TEMPO.CO, Yogyakarta - Organisasi kemasyarakatan Gerakan Fajar Nusantara (Gafatar) yang belakangan disebut-sebut menjadi biang hilangnya secara misterius sejumlah orang di Yogya diakui Pemerintah Kota Yogyakarta sering mengajukan permohonan bantuan dana sosial untuk kegiatannya.
“Sejak tahun 2011 memang organisasi itu sering mengajukan bantuan, namun tak pernah disetujui pemerintah dan DPRD karena bentuk kegiatannya tak jelas,” ujar kepala Kantor Kesatuan Bangsa dan Perlindungan Masyarakat Kota Yogyakarta Sukamto kepada Tempo Selasa, 12 Januari 2016.
Sukamto enggan merinci berapa besaran dana bantuan sosial juga kenis kegiatan yang diajukan Gafatar itu. Namun menurut sejumlah anggota DPRD Kota Yogyakarta periode 2009-2014 yang kini menjabat lagi, kegiatan Gafatar lebih merujuk acara-acara keagamaan - kepemudaan.
Sukamto menuturkan, pemerintah kota pun tahun 2015 lalu menghentikan mengeluarkan Surat Keterangan Terdaftar (SKT) pada organisasi itu lantaran Kementerian Dalam Negeri menyatakan tidak mengakui kelembagaan organisasi itu secara nasional.
“SKT nya kami hentikan perpanjangannya sejak tahun lalu, jadi mereka tak mencoba lagi mengakses dana bantuan sosial,” ujarnya
Ketua Komisi D DPRD Kota Yogyakarta yang periode sebelumnya juga pernah menjabat Wakil Ketua DPRD Kota Yogyakarta Agung Damar Kusumandaru mengatakan Gafatar DIY memang gigih untuk mencoba mengakses dana bantuan sosial melalui pemerintah kota meskipun sekretaritanya hanya di tingkat provinsi. Tahun 2014-2015 silam kelompok itu juga berupaya mengajukan dana bantuan untuk membiayai operasionalnya.
“Kami tak pernah setujui karena pengajuan bantuan kelompok itu tak pernah sesuai prosedur, juga tak memiliki legalitas jelas gerakannya,” ujar Agung.

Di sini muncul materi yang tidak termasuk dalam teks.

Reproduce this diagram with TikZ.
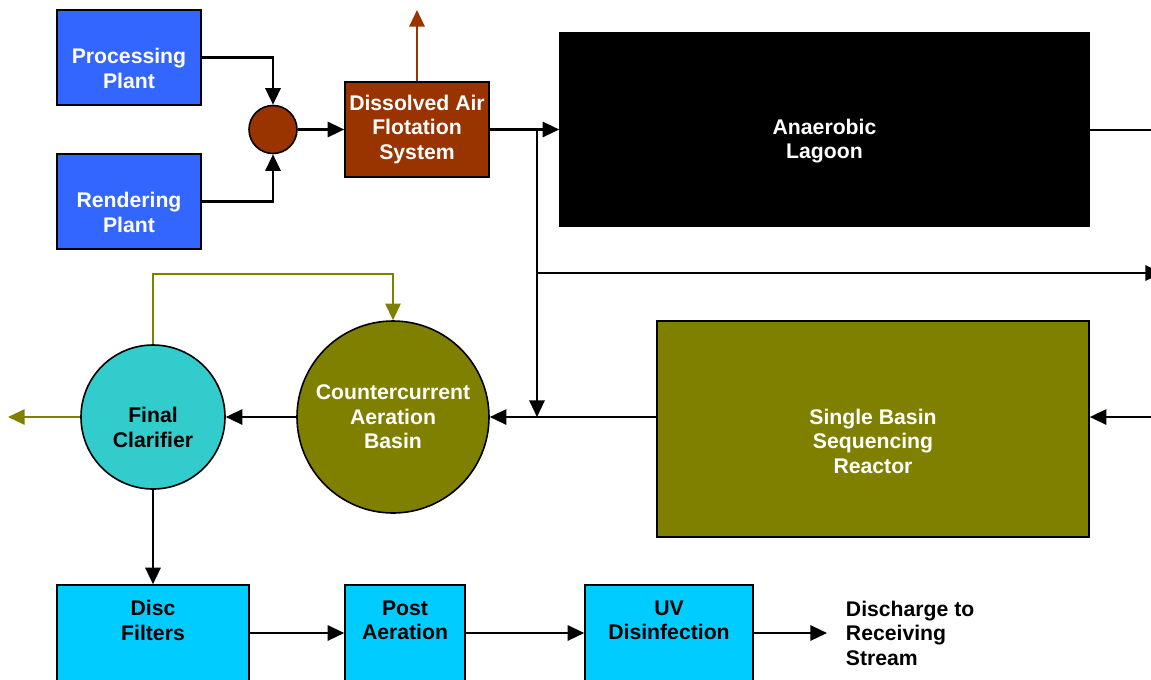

Tidak sesuai prosedur yang dimaksud Agung, karena tiba-tiba saja badan anggaran DPRD mendapati nama kelompok itu di daftar calon penerima dana bantuan sebelum APBD disahkan.
Padahal dalam pembahasan Kebijakan Umum Anggaran - Prioritas dan Plafon Anggaran Sementara) KUA-PPAS tidak pernah ada persetujuan pemberian dana kepada kelompok itu.
“Saat itu kelompok itu juga tak bisa menyertakan legalitas dari MUI (Majelis Ulama Indonesia) kalau bergerak sebagai lembaga keagamaan, jadi tak memenuhi syarat apapun untuk menerima dana bantuan, akhirnya dicoret terus dari penerima bantuan,” ujar politikus Partai Amanat Nasional (PAN) itu.
Catatan Tempo, nama ormas Gafatar sendiri sempat ikut terselip menjadi peserta aksi ketika medio tahun 2013 lalu muncul gerakan bertajuk tolak premanisme di Yogya yang diinisiasi sejumlah organisasi masyarakat pasca tragedi penembakan sejumlah tahanan Lembaga Pemasyarakatan Cebongan Sleman oleh personel Komando Pasukan Khusus.
Wakil Ketua Gerakan Pemuda Ansor DIY Ambar Anto mengakui kelompok Gafatar memang selama ini cenderung bergerak di bidang kepemudaan dibanding keagamaan.
“Tapi kami nggak tahu persisnya apa jenis kepemudaannya, hanya mengenal seragam para anggota dan satuan tugasnya,” ujar Ambar.
Ansor DIY mendesak pemerintah berani tegas menyisir dan membubarkan organisasi kemasyarakatan yang menimbulkan keresahan tersebut.
“Segera dilakukan pelarangan dan pembubarannya agar tidak menular dan diikuti ormas lain,” ujarnya.